While far from definitive, key elements of financial coaching at NCCDC include:
(1) a focus on long-term outcomes
(2) an ongoing, systematic, collaborative process for assisting clients to change behaviors
(3) support to practice new behaviors
(4) building skills and teaching content based on the client’s unique needs and goals
Delivering Financial Coaching
There are at least three models for providing coaching services to lower-income clients at NCCDC: volunteer coaches, paid financial planners and trained in-house staff. There is also a fourth category of programs that blends planners, volunteers and in-house staff.

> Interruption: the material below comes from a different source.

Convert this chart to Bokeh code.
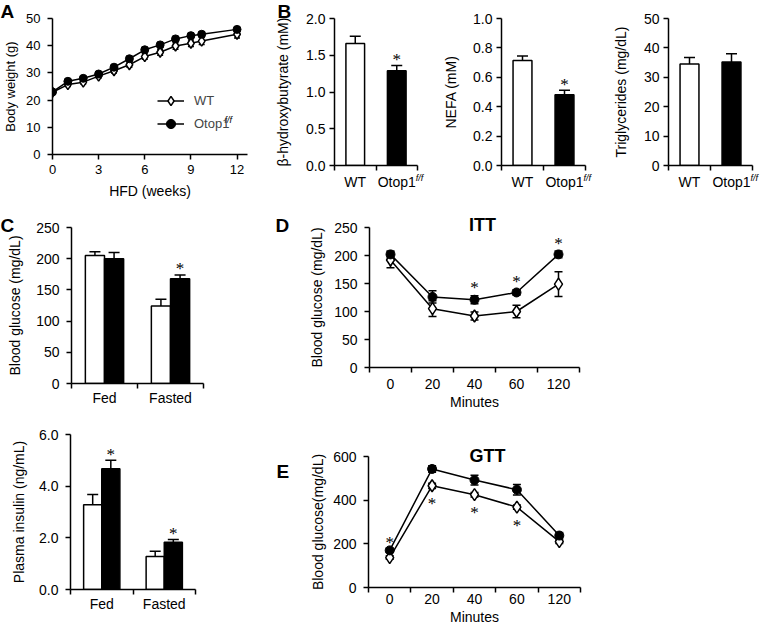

Coaching models vary significantly from program to program, depending on the needs of clients and resources available in the community. Each has advantages and disadvantages depending on the context and type of clients served. Blended models are often the most cost-effective. Volunteer models offer low-cost delivery, but do require training and support. Volunteer models generally cannot provide coaching to individual clients for more than a year.
Financial coaching for low-income households typically requires coaches with an understanding of the needs of this population, as well as of the types of social services and other programs that are available. It is important that clients be in a stable position before beginning coaching.
Clients with significant emotional needs and/or major financial problems may not be ideal for a coaching relationship. Clients with such needs may require counseling in tandem with coaching services. All clients of coaching will take some time to develop trust and open communication.